Answer: I, for one, think that the youth in our campuses can be the only force who can clear the ideological mess in the politics of the oppressed masses. The signs emerging from our campuses are quite encouraging. HU episode was part of the BJP strategy to polarize students raising the bogey of anti-nationalism, extremism, etc. They chose the HU because it had become center for radical voices of Dalit students. If they succeeded there, it would be a cake walk for their student wing to capture other campuses and particularly make inroads into Dalit students. But to their misfortune, the whole thing turned topsy-turvy with Rohith’s unfortunate death. Taking caution, they chose JNU and engineered similar thing but without Dalit factor. There it was pure anti-nationalism, patriotism, etc. But it created Kanhaiya there. The best thing the JNU students did is to claim continuity with the Rohith’s struggle. It overwhelmed the ideological divisions (I call mess) and oriented it to the burning questions faced by the masses today. I will give full marks to Kanhaiya for doing so as I think that should be the approach of the peoples’ struggle today. Neither Marx nor Ambedkar, least anyone else, can provide you complete wherewithal to fight the ruling classes, who are unprecedentedly powerful with their states laced with learning and modern technology. The world that we live in would not be recognized by either Marx or Ambedkar and hence we will have to configure strategies for our struggles ourselves. Marx, Ambedkar, and many such greats may guide us, inspire us but cannot provide us readymade tools and tackles for our battles.

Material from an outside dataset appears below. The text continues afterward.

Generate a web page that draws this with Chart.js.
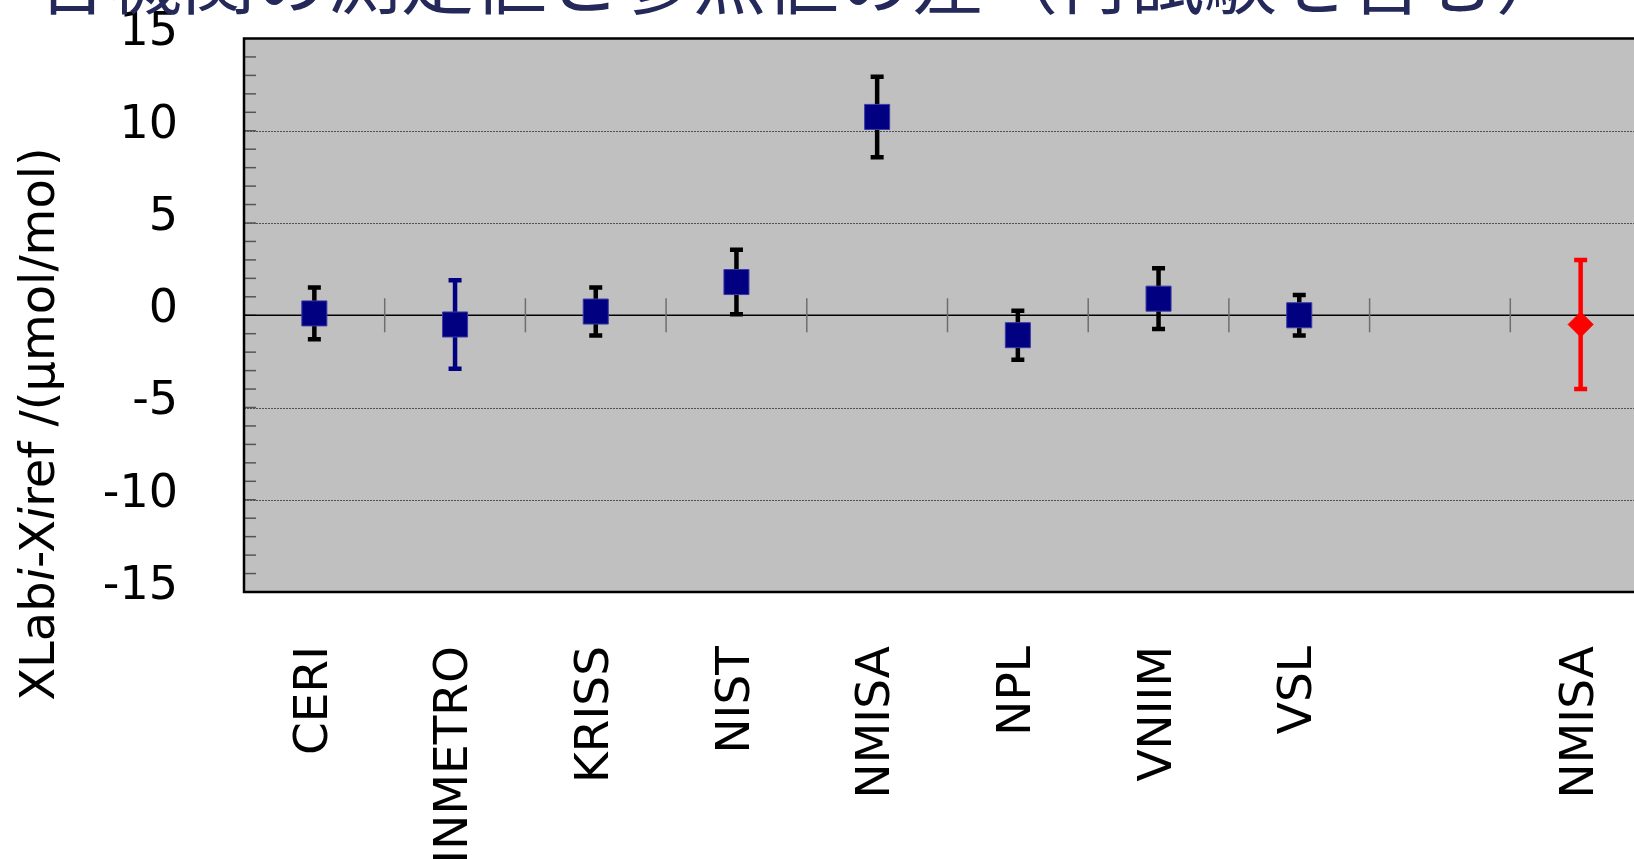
<!DOCTYPE html>
<html>
<head>
<meta charset="utf-8">
<script src="https://cdn.jsdelivr.net/npm/chart.js@4.4.0/dist/chart.umd.min.js"></script>
<style>
html, body { margin: 0; padding: 0; background: #ffffff; overflow: hidden; }
#wrap { position: relative; width: 1634px; height: 859px; overflow: hidden; }
#chart { position: absolute; left: 0; top: 0; }
</style>
</head>
<body>
<div id="wrap"><canvas id="chart" width="1670" height="859"></canvas></div>
<script>
// categories (9th slot is an empty gap before the re-test result)
var labels = ["CERI", "INMETRO", "KRISS", "NIST", "NMISA", "NPL", "VNIIM", "VSL", "", "NMISA"];

// difference from reference value, umol/mol
var labValues = [0.1, -0.5, 0.2, 1.8, 10.75, -1.08, 0.9, 0.0, null, null];
var labUncert = [1.4, 2.4, 1.3, 1.75, 2.18, 1.33, 1.65, 1.1, null, null];
var labBarColors = ["#000000", "#000080", "#000000", "#000000", "#000000", "#000000", "#000000", "#000000", null, null];

// re-test
var retestValues = [null, null, null, null, null, null, null, null, null, -0.5];
var retestUncert = [null, null, null, null, null, null, null, null, null, 3.5];
var retestBarColors = [null, null, null, null, null, null, null, null, null, "#ff0000"];

var yMin = -15, yMax = 15, yStep = 5, yMinorStep = 1;

var titleText = "各機関の測定値と参照値の差（再試験を含む）";
var yTitleParts = [["XLab", false], ["i", true], ["-X", false], ["i", true], ["ref /(μmol/mol)", false]];

function drawErrorBars (ctx, chart, values, uncert, colors) {
    let xs = chart.scales.x;
    let ys = chart.scales.y;
    ctx.save();
    ctx.lineWidth = 4.5;
    ctx.lineCap = "butt";
    for (let i = 0; i < values.length; i++) {
        if (values[i] == null) continue;
        let px = xs.getPixelForValue(i);
        let top = ys.getPixelForValue(values[i] + uncert[i]);
        let bot = ys.getPixelForValue(values[i] - uncert[i]);
        ctx.strokeStyle = colors[i];
        ctx.beginPath();
        ctx.moveTo(px, top);
        ctx.lineTo(px, bot);
        ctx.moveTo(px - 6.5, top);
        ctx.lineTo(px + 6.5, top);
        ctx.moveTo(px - 6.5, bot);
        ctx.lineTo(px + 6.5, bot);
        ctx.stroke();
    }
    ctx.restore();
}

var decorPlugin = {
    id: "decor",
    beforeDraw: function (chart) {
        let ctx = chart.ctx;
        let a = chart.chartArea;
        ctx.save();
        ctx.fillStyle = "#c0c0c0";
        ctx.fillRect(a.left, a.top, a.right - a.left, a.bottom - a.top);
        ctx.restore();
    },
    beforeDatasetsDraw: function (chart) {
        let ctx = chart.ctx;
        let a = chart.chartArea;
        let xs = chart.scales.x;
        let ys = chart.scales.y;
        ctx.save();

        // dotted grid lines at major ticks
        ctx.strokeStyle = "#505050";
        ctx.lineWidth = 1;
        ctx.setLineDash([2, 1]);
        for (let v = yMin + yStep; v < yMax; v += yStep) {
            if (v == 0) continue;
            let py = Math.round(ys.getPixelForValue(v)) + 0.5;
            ctx.beginPath();
            ctx.moveTo(a.left, py);
            ctx.lineTo(a.right, py);
            ctx.stroke();
        }
        ctx.setLineDash([]);

        // minor ticks inside the left edge
        ctx.strokeStyle = "#555555";
        ctx.lineWidth = 1.5;
        for (let v = yMin + yMinorStep; v < yMax; v += yMinorStep) {
            let py = ys.getPixelForValue(v);
            ctx.beginPath();
            ctx.moveTo(a.left, py);
            ctx.lineTo(a.left + 12, py);
            ctx.stroke();
        }

        // zero line
        let y0 = ys.getPixelForValue(0);
        ctx.strokeStyle = "#000000";
        ctx.lineWidth = 1.5;
        ctx.beginPath();
        ctx.moveTo(a.left, y0);
        ctx.lineTo(a.right, y0);
        ctx.stroke();

        // category separators crossing the zero line
        ctx.strokeStyle = "#6e6e6e";
        ctx.lineWidth = 1.5;
        for (let i = 1; i < labels.length; i++) {
            let px = (xs.getPixelForValue(i - 1) + xs.getPixelForValue(i)) / 2;
            ctx.beginPath();
            ctx.moveTo(px, y0 - 17);
            ctx.lineTo(px, y0 + 17);
            ctx.stroke();
        }

        // plot border
        ctx.strokeStyle = "#000000";
        ctx.lineWidth = 2.5;
        ctx.strokeRect(a.left, a.top, a.right - a.left, a.bottom - a.top);

        ctx.restore();

        drawErrorBars(ctx, chart, labValues, labUncert, labBarColors);
        drawErrorBars(ctx, chart, retestValues, retestUncert, retestBarColors);
    },
    afterDraw: function (chart) {
        let ctx = chart.ctx;
        ctx.save();

        // title (partly cut off at the top, as in the source slide)
        ctx.fillStyle = "#25295a";
        ctx.font = "73px 'Noto Sans CJK JP'";
        ctx.textAlign = "left";
        ctx.textBaseline = "alphabetic";
        ctx.fillText(titleText, 36, 8);

        // y axis title with italic subscripts
        let normal = "48px 'DejaVu Sans'";
        let italic = "italic 48px 'DejaVu Sans'";
        let total = 0;
        yTitleParts.forEach(function (p) {
            ctx.font = p[1] ? italic : normal;
            total += ctx.measureText(p[0]).width;
        });
        ctx.translate(42, 424);
        ctx.rotate(-Math.PI / 2);
        ctx.fillStyle = "#000000";
        ctx.textBaseline = "middle";
        let x = -total / 2;
        yTitleParts.forEach(function (p) {
            ctx.font = p[1] ? italic : normal;
            ctx.fillText(p[0], x, 0);
            x += ctx.measureText(p[0]).width;
        });
        ctx.restore();
    }
};

var chart = new Chart(document.getElementById("chart"), {
    type: "line",
    data: {
        labels: labels,
        datasets: [
            {
                label: "Lab",
                data: labValues,
                showLine: false,
                pointStyle: "rect",
                pointRadius: 17.7,
                pointBackgroundColor: "#000080",
                pointBorderColor: "#3a3aa6",
                pointBorderWidth: 1
            },
            {
                label: "Re-test",
                data: retestValues,
                showLine: false,
                pointStyle: "rectRot",
                pointRadius: 12.5,
                pointBackgroundColor: "#ff0000",
                pointBorderColor: "#ff0000",
                pointBorderWidth: 1
            }
        ]
    },
    options: {
        responsive: false,
        animation: false,
        layout: {
            padding: { left: 0, top: 38.5, right: 19, bottom: 0 }
        },
        plugins: {
            legend: { display: false },
            tooltip: { enabled: false },
            title: { display: false }
        },
        scales: {
            x: {
                type: "category",
                offset: true,
                grid: { display: false, drawTicks: false },
                border: { display: false },
                ticks: {
                    autoSkip: false,
                    minRotation: 90,
                    maxRotation: 90,
                    padding: 54,
                    color: "#000000",
                    font: { family: "'DejaVu Sans'", size: 47 }
                },
                afterFit: function (scale) {
                    scale.height = 859 - 592;
                    scale.paddingLeft = 0;
                    scale.paddingRight = 0;
                }
            },
            y: {
                min: yMin,
                max: yMax,
                grid: { display: false, drawTicks: false },
                border: { display: false },
                ticks: {
                    stepSize: yStep,
                    padding: 66,
                    labelOffset: -5,
                    color: "#000000",
                    font: { family: "'DejaVu Sans'", size: 46 }
                },
                afterFit: function (scale) {
                    scale.width = 244;
                    scale.paddingTop = 0;
                    scale.paddingBottom = 0;
                }
            }
        }
    },
    plugins: [decorPlugin]
});
</script>
</body>
</html>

There may be hiccups in this process. For instance, when all student organizations had come together in HU, I had suggested some leading elements of students there to give it an organizational shape to it isolating ABVP. It could have been a Front against Hindutva or Communalism or any such name. It could have been easily done when things were hot in HU, to be replicated elsewhere eaily, but unfortunately it did not happen. I kept following it in my own way but to no avail. Instead, the Joint Action Committees (JACs) formed for ‘Justice to Rohith’ began subtly deflecting along the old identity lines providing impetus to the reactionary elements who would identify Kanhaiya as Bhumihar. Nothing could be more unfortunate in the current context. But still I am confident that the students will overcome these hiccups. There will be many more hurdles in the way. For instance, the ruling classes have awarded harsh punishments to JNU students against which they are currently on hunger strike. They will realize what best to do tomorrow. I am confident they will defeat the evil designs of BJP/ABVP combine. With regard to striking unity between Ambedkar and Marx, the JNU students are on absolutely right path to do that. The approach they adopted would render irrelevant the casteist arguments of Mayawatis and her chelas. I am quite hopeful that these boys and girls will do what has not been done so far. For if they fail there, the hope itself would die for India!